[Set problem]: A verbatim copy is needed of the lines from the one containing "Write a component" down to the one containing "const INK = '#2b2b2b';", inclusive. Print it with no pictures.

[Record excerpts]:
= = = = = = =

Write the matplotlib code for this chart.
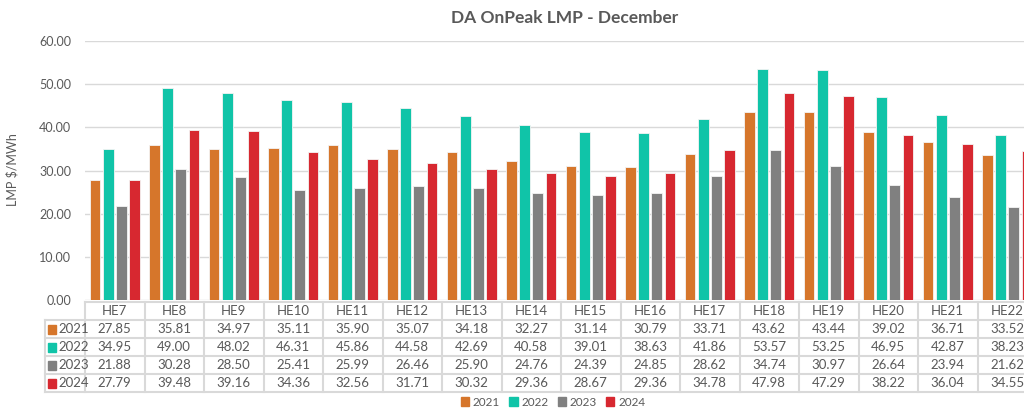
import matplotlib.pyplot as plt
from matplotlib.patches import Patch
import numpy as np

plt.rcParams['font.family'] = ['Lato', 'DejaVu Sans']

# data
hours = ['HE7', 'HE8', 'HE9', 'HE10', 'HE11', 'HE12', 'HE13', 'HE14',
         'HE15', 'HE16', 'HE17', 'HE18', 'HE19', 'HE20', 'HE21', 'HE22']
years = ['2021', '2022', '2023', '2024']
lmp_2021 = [27.85, 35.81, 34.97, 35.11, 35.90, 35.07, 34.18, 32.27,
            31.14, 30.79, 33.71, 43.62, 43.44, 39.02, 36.71, 33.52]
lmp_2022 = [34.95, 49.00, 48.02, 46.31, 45.86, 44.58, 42.69, 40.58,
            39.01, 38.63, 41.86, 53.57, 53.25, 46.95, 42.87, 38.23]
lmp_2023 = [21.88, 30.28, 28.50, 25.41, 25.99, 26.46, 25.90, 24.76,
            24.39, 24.85, 28.62, 34.74, 30.97, 26.64, 23.94, 21.62]
lmp_2024 = [27.79, 39.48, 39.16, 34.36, 32.56, 31.71, 30.32, 29.36,
            28.67, 29.36, 34.78, 47.98, 47.29, 38.22, 36.04, 34.55]
colors = ['#D6762B', '#10C4A8', '#808080', '#D72830']

series = [lmp_2021, lmp_2022, lmp_2023, lmp_2024]
txt = '#595959'
grid = '#D9D9D9'
W, H = 1024, 408

fig = plt.figure(figsize=(W / 100, H / 100), dpi=100)

# main bar axes (runs off the right edge like the original)
ax = fig.add_axes([85 / W, 1 - 300 / H, 952 / W, 259 / H])
x = np.arange(len(hours))
bw = 0.18
step = 0.22
for i, (vals, c) in enumerate(zip(series, colors)):
    ax.bar(x + (i - 1.5) * step, vals, width=bw, color=c,
           edgecolor='#F4F4F4', linewidth=0.6, zorder=3)
ax.set_xlim(-0.5, len(hours) - 0.5)
ax.set_ylim(0, 60)
ax.set_yticks(np.arange(0, 61, 10))
ax.set_yticklabels([f'{v:.2f}' for v in np.arange(0, 61, 10)],
                   fontsize=9, color=txt)
ax.set_xticks([])
ax.tick_params(axis='y', length=0, pad=10)
ax.grid(axis='y', color=grid, linewidth=1, zorder=0)
for s in ax.spines.values():
    s.set_visible(False)
fig.text(12 / W, 1 - 170 / H, 'LMP $/MWh', rotation=90, ha='center',
         va='center', fontsize=9, color=txt)
fig.text(565 / W, 1 - 18 / H, 'DA OnPeak LMP - December', ha='center',
         va='center', fontsize=12.5, fontweight='bold', color=txt)

# data table
tax = fig.add_axes([85 / W, 1 - 392 / H, 952 / W, 90 / H])
tax.set_xlim(-0.5, len(hours) - 0.5)
tax.set_ylim(5, 0)
tax.axis('off')
lab_left = -0.5 - 40 / 59.5
for r in range(6):
    x0 = -0.5 if r == 0 else lab_left
    tax.plot([x0, len(hours) - 0.5], [r, r], color=grid, lw=1.5,
             clip_on=False)
for k in range(len(hours) + 1):
    tax.plot([k - 0.5, k - 0.5], [0, 5], color=grid, lw=1.5, clip_on=False)
tax.plot([lab_left, lab_left], [1, 5], color=grid, lw=1.5, clip_on=False)
for k, h in enumerate(hours):
    tax.text(k, 0.5, h, ha='center', va='center', fontsize=9.5, color=txt)
    for r, vals in enumerate(series):
        tax.text(k, r + 1.5, f'{vals[k]:.2f}', ha='center', va='center',
                 fontsize=9.5, color=txt)
for r, (y, c) in enumerate(zip(years, colors)):
    tax.add_patch(plt.Rectangle((lab_left + 0.05, r + 1.25), 0.13, 0.5,
                                color=c, clip_on=False))
    tax.text(lab_left + 0.22, r + 1.5, y, ha='left', va='center',
             fontsize=9.5, color=txt, clip_on=False)

# legend at the bottom
handles = [Patch(color=c, label=y) for y, c in zip(years, colors)]
fig.legend(handles=handles, loc='center', bbox_to_anchor=(553 / W, 1 - 402 / H),
           ncol=4, frameon=False, fontsize=8.5, handlelength=0.7,
           handleheight=0.7, handletextpad=0.3, columnspacing=0.8,
           labelcolor=txt)

fig.savefig('out.png', dpi=100)
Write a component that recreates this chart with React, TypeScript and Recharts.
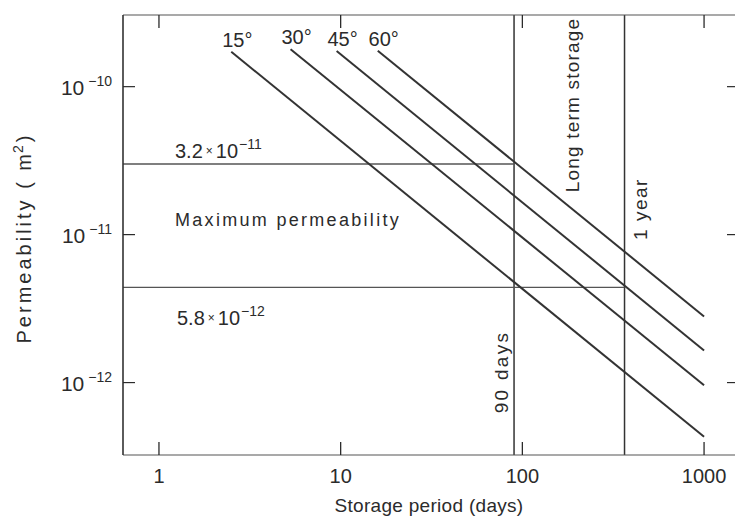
import React from 'react';
import { LineChart, Line, XAxis, YAxis, ReferenceLine, ReferenceArea } from 'recharts';

const FONT = '"Liberation Sans", Arial, sans-serif';
const INK = '#2b2b2b';

// axes: storage period (days) vs permeability (m^2), both log
const X_DOMAIN: [number, number] = [0.634, 1557];
const Y_DOMAIN: [number, number] = [3.24e-13, 3.05e-10];
const xTicks = [1, 10, 100, 1000];
const yTicks = [1e-12, 1e-11, 1e-10];

// one line per angle, start and end
const angleNames = ['15°', '30°', '45°', '60°'];
const startDays = [2.5, 5.3, 9.5, 16];
const startPerm = [1.72e-10, 1.79e-10, 1.74e-10, 1.75e-10];
const endDays = [1000, 1000, 1000, 1000];
const endPerm = [4.3e-13, 9.6e-13, 1.65e-12, 2.8e-12];

// permeability limits (where the lines are drawn) and storage marks
const upperLimit = 3.0e-11;
const lowerLimit = 4.4e-12;
const ninetyDays = 90;
const oneYear = 365;

const angleLines = angleNames.map((name, i) => ({
  name,
  data: [
    { t: startDays[i], k: startPerm[i] },
    { t: endDays[i], k: endPerm[i] },
  ],
}));
const upperSeg = [
  { t: X_DOMAIN[0], k: upperLimit },
  { t: ninetyDays, k: upperLimit },
];
const lowerSeg = [
  { t: X_DOMAIN[0], k: lowerLimit },
  { t: oneYear, k: lowerLimit },
];

const txt = { fontFamily: FONT, fill: INK };

const BottomTick = ({ x, y, payload }: any) => (
  <g>
    <line x1={x} y1={y} x2={x} y2={y - 13} stroke={INK} strokeWidth={1.3} />
    <text x={x} y={y + 28} textAnchor="middle" fontSize={20} {...txt}>
      {payload.value}
    </text>
  </g>
);

const TopTick = ({ x, y }: any) => (
  <line x1={x} y1={y} x2={x} y2={y + 13} stroke={INK} strokeWidth={1.3} />
);

const LeftTick = ({ x, y, payload }: any) => {
  const exp = Math.round(Math.log10(payload.value));
  return (
    <g>
      <line x1={x} y1={y} x2={x + 12} y2={y} stroke={INK} strokeWidth={1.2} />
      <text x={x - 11} y={y + 8} textAnchor="end" fontSize={21} {...txt}>
        10
        <tspan dx={4} dy={-9} fontSize={14}>
          {'−' + Math.abs(exp)}
        </tspan>
      </text>
    </g>
  );
};

const RightTick = ({ x, y }: any) => (
  <line x1={x} y1={y} x2={x - 12} y2={y} stroke={INK} strokeWidth={1.2} />
);

const Power = ({ x, y, mant, exp }: any) => (
  <text x={x} y={y} fontSize={20} {...txt}>
    {mant}
    <tspan dx={3} dy={-3} fontSize={12}>×</tspan>
    <tspan dx={3} dy={3}>10</tspan>
    <tspan dx={1} dy={-9} fontSize={14}>{exp}</tspan>
  </text>
);

const angleDot = (name: string) => (p: any) => {
  if (p.index !== 0) return <g key={p.key} />;
  return (
    <text key={p.key} x={p.cx + 6} y={p.cy - 5} textAnchor="middle" fontSize={20} {...txt}>
      {name}
    </text>
  );
};

const upperDot = (p: any) =>
  p.index !== 0 ? <g key={p.key} /> : (
    <g key={p.key}><Power x={p.cx + 52} y={p.cy - 6} mant="3.2" exp="−11" /></g>
  );

const lowerDot = (p: any) =>
  p.index !== 0 ? <g key={p.key} /> : (
    <g key={p.key}><Power x={p.cx + 54} y={p.cy + 38} mant="5.8" exp="−12" /></g>
  );

const vb = (p: any) => p.viewBox || p;

const xTitle = (p: any) => {
  const v = vb(p);
  return (
    <text x={v.x + v.width / 2 - 2} y={v.y + 57} textAnchor="middle" fontSize={19} letterSpacing={0.3} {...txt}>
      Storage period (days)
    </text>
  );
};

const yTitle = (p: any) => {
  const v = vb(p);
  const cx = v.x + v.width - 92;
  const cy = 238;
  return (
    <text x={cx} y={cy} transform={`rotate(-90 ${cx} ${cy})`} textAnchor="middle" fontSize={20} letterSpacing={3} {...txt}>
      Permeability ( m<tspan dx={-2} dy={-8} fontSize={14}>2</tspan><tspan dy={8}>)</tspan>
    </text>
  );
};

const rotated = (x: number, y: number, s: string, extra: any = {}) => (
  <text x={x} y={y} transform={`rotate(-90 ${x} ${y})`} textAnchor="middle" fontSize={19} {...txt} {...extra}>
    {s}
  </text>
);

const maxLabel = (p: any) => {
  const v = vb(p);
  return (
    <text x={v.x + 52} y={v.y + v.height / 2} fontSize={18} letterSpacing={2.3} {...txt}>
      Maximum permeability
    </text>
  );
};

const longTermLabel = (p: any) => {
  const v = vb(p);
  return rotated(v.x + v.width / 2 + 10, 105, 'Long term storage', { letterSpacing: 1.2 });
};

const ninetyLabel = (p: any) => {
  const v = vb(p);
  return rotated(v.x - 6, 372, '90 days', { letterSpacing: 2.3 });
};

const yearLabel = (p: any) => {
  const v = vb(p);
  return rotated(v.x + 22, 209, '1 year', { letterSpacing: 1.5 });
};

export default function App() {
  return (
    <div style={{ position: 'absolute', left: 0, top: 0, width: 735, height: 523, overflow: 'hidden', background: '#fff' }}>
      <LineChart width={740} height={523} margin={{ top: 14, right: 0, bottom: 67, left: 122 }}>
        <XAxis
          dataKey="t"
          type="number"
          scale="log"
          domain={X_DOMAIN}
          allowDataOverflow
          ticks={xTicks}
          interval={0}
          height={1}
          tickSize={0}
          tickMargin={0}
          tick={(p: any) => <BottomTick {...p} />}
          axisLine={{ stroke: '#555', strokeWidth: 1.2 }}
          label={{ content: xTitle }}
        />
        <XAxis
          xAxisId="top"
          orientation="top"
          dataKey="t"
          type="number"
          scale="log"
          domain={X_DOMAIN}
          allowDataOverflow
          ticks={xTicks}
          interval={0}
          height={1}
          tickSize={0}
          tickMargin={0}
          tick={(p: any) => <TopTick {...p} />}
          axisLine={{ stroke: '#555', strokeWidth: 1.2 }}
        />
        <YAxis
          dataKey="k"
          type="number"
          scale="log"
          domain={Y_DOMAIN}
          allowDataOverflow
          ticks={yTicks}
          interval={0}
          width={1}
          tickSize={0}
          tickMargin={0}
          tick={(p: any) => <LeftTick {...p} />}
          axisLine={{ stroke: '#333', strokeWidth: 1.6 }}
          label={{ content: yTitle }}
        />
        <YAxis
          yAxisId="right"
          orientation="right"
          dataKey="k"
          type="number"
          scale="log"
          domain={Y_DOMAIN}
          allowDataOverflow
          ticks={yTicks}
          interval={0}
          width={1}
          tickSize={0}
          tickMargin={0}
          tick={(p: any) => <RightTick {...p} />}
          axisLine={false}
        />
        <ReferenceArea
          x1={X_DOMAIN[0]}
          x2={ninetyDays}
          y1={lowerLimit}
          y2={upperLimit}
          fill="none"
          stroke="none"
          label={maxLabel}
        />
        <ReferenceArea
          x1={ninetyDays}
          x2={oneYear}
          y1={Y_DOMAIN[0]}
          y2={Y_DOMAIN[1]}
          fill="none"
          stroke="none"
          label={longTermLabel}
        />
        <ReferenceLine x={ninetyDays} stroke="#333" strokeWidth={1.5} label={ninetyLabel} />
        <ReferenceLine x={oneYear} stroke="#333" strokeWidth={1.5} label={yearLabel} />
        <Line
          data={upperSeg}
          dataKey="k"
          stroke="#555"
          strokeWidth={1.3}
          dot={upperDot}
          activeDot={false}
          isAnimationActive={false}
        />
        <Line
          data={lowerSeg}
          dataKey="k"
          stroke="#555"
          strokeWidth={1.3}
          dot={lowerDot}
          activeDot={false}
          isAnimationActive={false}
        />
        {angleLines.map((s) => (
          <Line
            key={s.name}
            data={s.data}
            dataKey="k"
            name={s.name}
            stroke="#333"
            strokeWidth={2}
            dot={angleDot(s.name)}
            activeDot={false}
            isAnimationActive={false}
          />
        ))}
      </LineChart>
    </div>
  );
}
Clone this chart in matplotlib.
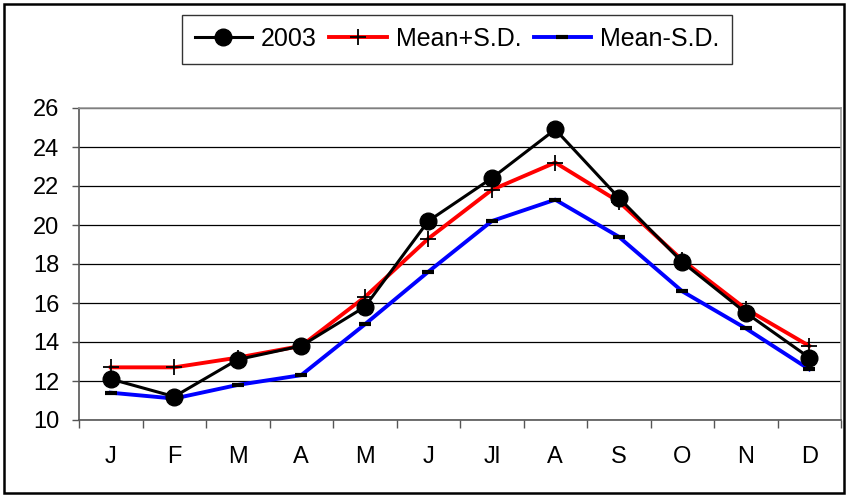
import numpy as np
import matplotlib
matplotlib.use("Agg")
import matplotlib.pyplot as plt
from matplotlib.patches import Rectangle

plt.rcParams['font.family'] = ['Liberation Sans', 'DejaVu Sans']

# months and monthly values
months = ['J', 'F', 'M', 'A', 'M', 'J', 'Jl', 'A', 'S', 'O', 'N', 'D']
y2003 = [12.1, 11.2, 13.1, 13.8, 15.8, 20.2, 22.4, 24.9, 21.4, 18.1, 15.5, 13.2]
mean_plus_sd = [12.7, 12.7, 13.2, 13.8, 16.3, 19.3, 21.8, 23.2, 21.2, 18.2, 15.7, 13.8]
mean_minus_sd = [11.4, 11.1, 11.8, 12.3, 14.9, 17.6, 20.2, 21.3, 19.4, 16.6, 14.7, 12.6]

fig = plt.figure(figsize=(8.48, 4.97), dpi=100)
ax = fig.add_axes([79 / 848, 1 - 420 / 497, (841 - 79) / 848, (420 - 108) / 497])

x = np.arange(len(months))
ax.plot(x, mean_plus_sd, color='red', lw=2.8, marker='+', ms=12, mec='black', mew=1.3,
        label='Mean+S.D.', zorder=3)
ax.plot(x, mean_minus_sd, color='blue', lw=2.8, marker='_', ms=8, mec='black', mew=3,
        label='Mean-S.D.', zorder=3)
ax.plot(x, y2003, color='black', lw=2.2, marker='o', ms=12, mfc='black', mec='black',
        label='2003', zorder=4)

ax.set_xlim(-0.5, 11.5)
ax.set_ylim(10, 26)
ax.set_yticks(np.arange(10, 27, 2))
ax.yaxis.grid(True, color='black', lw=0.9)
ax.set_axisbelow(True)

ax.set_xticks(x)
ax.set_xticklabels(months)
ax.set_xticks(np.arange(-0.5, 12, 1), minor=True)
ax.tick_params(axis='x', which='major', length=0, pad=19, labelsize=17)
ax.tick_params(axis='x', which='minor', length=6, width=1, color='#555555', direction='out')
ax.tick_params(axis='y', length=5, width=1, color='#555555', pad=9, labelsize=17)

for s in ['top', 'right']:
    ax.spines[s].set_color('#999999')
    ax.spines[s].set_linewidth(1.2)
for s in ['left', 'bottom']:
    ax.spines[s].set_color('#555555')
    ax.spines[s].set_linewidth(1.2)

handles, labels = ax.get_legend_handles_labels()
order = [2, 0, 1]
leg = fig.legend([handles[i] for i in order], [labels[i] for i in order],
                 loc='center', bbox_to_anchor=(457 / 848, 1 - 39 / 497), ncol=3,
                 fontsize=18, frameon=True, fancybox=False, handlelength=2.3,
                 handletextpad=0.35, columnspacing=0.5, borderpad=0.5,
                 borderaxespad=0)
leg.get_frame().set_edgecolor('black')
leg.get_frame().set_linewidth(1.0)

fig.patches.append(Rectangle((4 / 848, 4 / 497), 840 / 848, 489 / 497,
                             transform=fig.transFigure, fill=False,
                             edgecolor='black', lw=1.8))

fig.savefig('out.png', dpi=100)
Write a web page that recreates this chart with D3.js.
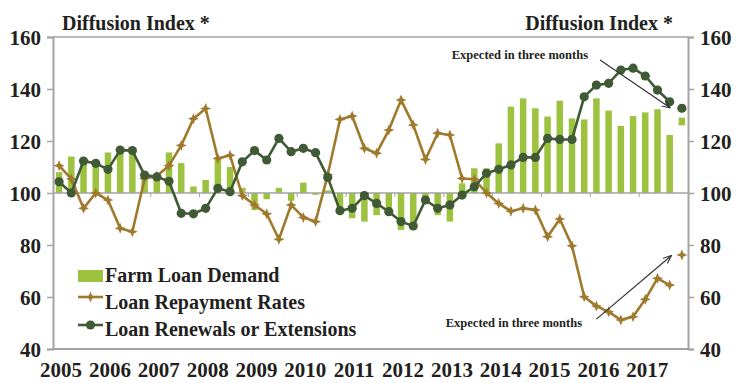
<!DOCTYPE html>
<html><head><meta charset="utf-8">
<script src="https://cdn.jsdelivr.net/npm/d3@7"></script>
<style>
html,body{margin:0;padding:0;background:#fff;}
svg text{font-family:"Liberation Serif","Times New Roman",serif;font-weight:bold;fill:#231f20;}
</style></head>
<body>
<svg id="chart" width="738" height="383"></svg>
<script>
const years = [2005,2006,2007,2008,2009,2010,2011,2012,2013,2014,2015,2016,2017];
const quarters = years.flatMap(y => ["Q1","Q2","Q3","Q4"].map(q => y + q));
const yTicks = [40,60,80,100,120,140,160];

// Farm Loan Demand (bars), 2005Q1 - 2017Q3
const demand = [108,114,113,112,115.6,116,115,107,105,115.6,111.5,102.5,105,113,110,102,93.5,97.6,102,97,104,99.3,101,92.2,90.3,89,91.5,92.8,85.8,87,96,91.5,89,103.7,109.5,109.5,119.1,133.2,136.4,132.6,129.4,135.5,128.7,128.3,136.4,131.7,125.8,129.6,131,132.2,122.3];
const demandExpected = 127.5;
// Loan Repayment Rates
const repayment = [110.5,105.4,94.1,100,97.3,86.4,85.1,105.6,106.5,110.5,118.3,128.6,132.5,113.3,114.5,99,95.4,92,82.2,95.4,90.6,89,107,128.3,129.6,117.2,115.3,124.2,135.8,126.2,112.9,123,122.3,105.6,105.3,100,96,93,94.1,93.5,83.2,90,79.7,60.1,56.5,54.3,51.2,52.4,59.1,67.2,64.6];
const repaymentExpected = 76.2;
// Loan Renewals or Extensions
const renewals = [104.3,100,112.3,111.4,109.1,116.5,116.3,106.9,106.2,104.5,92.2,92,94.1,101.8,100.5,112,116.3,112.7,121,115.9,117.2,115.5,106,93.2,94.1,99,96,92.8,89,87.3,97.3,94.1,95.4,99.2,102.4,107.6,109.1,110.8,113.7,113.7,121,120.6,120.6,137,141.5,142.2,147.3,148,145,139.6,135.1];
const renewalsExpected = 132.6;

const legendLabels = ["Farm Loan Demand","Loan Repayment Rates","Loan Renewals or Extensions"];
const axisTitle = "Diffusion Index *";
const noteText = "Expected in three months";
// annotation arrows in (quarter index, index value) units
const arrows = [
  {i0:44.3, v0:151.2, i1:50.0, v1:132.9},
  {i0:44.0, v0:51.5, i1:50.1, v1:75.8}
];

const colBar = "#9dc23f", colGold = "#a07a2c", colGreen = "#3f5a34", colGrid = "#a3a3a3", colText = "#231f20";

const svg = d3.select("#chart");
const L = 53, R = 688, T = 37, B = 349;
const x = d3.scaleBand().domain(quarters).range([L, R]);
const y = d3.scaleLinear().domain([40,160]).range([B, T]);
const xi = i => L + x.step() * (i + 0.5);
const xc = q => x(q) + x.bandwidth()/2;

// frame lines
svg.append("line").attr("x1",L).attr("x2",R).attr("y1",T).attr("y2",T).attr("stroke",colGrid).attr("stroke-width",1.5);
svg.append("line").attr("x1",L).attr("x2",R).attr("y1",B).attr("y2",B).attr("stroke",colGrid).attr("stroke-width",2);

// bars
const bw = 6.5;
svg.append("g").selectAll("rect").data(demand).join("rect")
  .attr("x", (d,i) => xc(quarters[i]) - bw/2)
  .attr("width", bw)
  .attr("y", d => y(Math.max(d,100)))
  .attr("height", d => Math.abs(y(d) - y(100)))
  .attr("fill", colBar);
svg.append("rect").attr("x", xc(quarters[51]) - bw/2).attr("width", bw)
  .attr("y", y(demandExpected + 1.5)).attr("height", y(demandExpected - 1.5) - y(demandExpected + 1.5))
  .attr("fill", colBar);

// 100 line
svg.append("line").attr("x1",L).attr("x2",R).attr("y1",y(100)).attr("y2",y(100)).attr("stroke",colGrid).attr("stroke-width",1.5);
// x ticks on 100 line at year boundaries
svg.append("g").selectAll("line").data(years.slice(1)).join("line")
  .attr("x1", d => x(d + "Q1")).attr("x2", d => x(d + "Q1"))
  .attr("y1", y(100)).attr("y2", y(100) + 4)
  .attr("stroke", colGrid).attr("stroke-width", 1);

// y axes
const axL = svg.append("g").attr("transform",`translate(${L},0)`)
  .call(d3.axisLeft(y).tickValues(yTicks).tickSize(6).tickPadding(6));
const axR = svg.append("g").attr("transform",`translate(${R},0)`)
  .call(d3.axisRight(y).tickValues(yTicks).tickSize(6).tickPadding(6));
[axL, axR].forEach(a => {
  a.select(".domain").attr("stroke", colGrid).attr("stroke-width", 2);
  a.selectAll(".tick line").attr("stroke", colGrid).attr("stroke-width", 1.5);
  a.selectAll(".tick text").attr("font-size", 21).attr("fill", colText)
    .style("font-family", '"Liberation Serif",serif').style("font-weight","bold").attr("dy","0.35em");
});

// x labels
svg.append("g").selectAll("text").data(years).join("text")
  .attr("x", d => xc(d + "Q1") + 2).attr("y", 377)
  .attr("text-anchor","middle").attr("font-size", 21).text(d => d);

// lines
const star = "M0,-5.5L1.6,-1.6L5.5,0L1.6,1.6L0,5.5L-1.6,1.6L-5.5,0L-1.6,-1.6Z";
const line = d3.line().x((d,i) => xc(quarters[i])).y(d => y(d));
svg.append("path").datum(repayment).attr("d", line).attr("fill","none")
  .attr("stroke", colGold).attr("stroke-width", 2.6).attr("stroke-linejoin","round");
svg.append("g").selectAll("path").data(repayment).join("path")
  .attr("d", star).attr("transform", (d,i) => `translate(${xc(quarters[i])},${y(d)})`).attr("fill", colGold);
svg.append("path").attr("d", star).attr("transform", `translate(${xc(quarters[51])},${y(repaymentExpected)})`).attr("fill", colGold);

svg.append("path").datum(renewals).attr("d", line).attr("fill","none")
  .attr("stroke", colGreen).attr("stroke-width", 2.6).attr("stroke-linejoin","round");
svg.append("g").selectAll("circle").data(renewals).join("circle")
  .attr("cx", (d,i) => xc(quarters[i])).attr("cy", d => y(d)).attr("r", 4.6).attr("fill", colGreen);
svg.append("circle").attr("cx", xc(quarters[51])).attr("cy", y(renewalsExpected)).attr("r", 4.6).attr("fill", colGreen);

// titles
svg.append("text").attr("x", 62).attr("y", 30).attr("font-size", 20).text(axisTitle);
svg.append("text").attr("x", 673).attr("y", 30).attr("font-size", 20).attr("text-anchor","end").text(axisTitle);

// annotations
const defs = svg.append("defs");
defs.append("marker").attr("id","arr").attr("viewBox","0 0 10 10").attr("refX",9).attr("refY",5)
  .attr("markerWidth",7).attr("markerHeight",7).attr("orient","auto")
  .append("path").attr("d","M0,1L10,5L0,9").attr("fill","none").attr("stroke","#333").attr("stroke-width",1.3);
svg.append("g").selectAll("line").data(arrows).join("line")
  .attr("x1", d => xi(d.i0)).attr("y1", d => y(d.v0)).attr("x2", d => xi(d.i1)).attr("y2", d => y(d.v1))
  .attr("stroke","#333").attr("stroke-width",1.2).attr("marker-end","url(#arr)");
svg.append("text").attr("x", 588).attr("y", 59).attr("text-anchor","end").attr("font-size", 12.5).text(noteText);
svg.append("text").attr("x", 582).attr("y", 327).attr("text-anchor","end").attr("font-size", 12.5).text(noteText);

// legend
const lg = svg.append("g");
lg.append("rect").attr("x",78).attr("y",270).attr("width",25).attr("height",12).attr("fill",colBar);
lg.append("line").attr("x1",78).attr("x2",103).attr("y1",297).attr("y2",297).attr("stroke",colGold).attr("stroke-width",2.6);
lg.append("path").attr("d",star).attr("transform","translate(90.5,297)").attr("fill",colGold);
lg.append("line").attr("x1",78).attr("x2",103).attr("y1",325).attr("y2",325).attr("stroke",colGreen).attr("stroke-width",2.6);
lg.append("circle").attr("cx",90.5).attr("cy",325).attr("r",4.6).attr("fill",colGreen);
lg.selectAll("text").data(legendLabels).join("text")
  .attr("x",105).attr("y",(d,i) => 282 + i*26.8).attr("font-size",20).text(d => d);
</script>
</body></html>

= = = = = = =

[The completed task]:
Write a component that recreates this chart with React, TypeScript and Recharts.
import React from 'react';
import { LineChart, Line, XAxis, YAxis, ReferenceLine, ReferenceArea } from 'recharts';

const FONT = '"Liberation Sans", Arial, sans-serif';
const INK = '#2b2b2b';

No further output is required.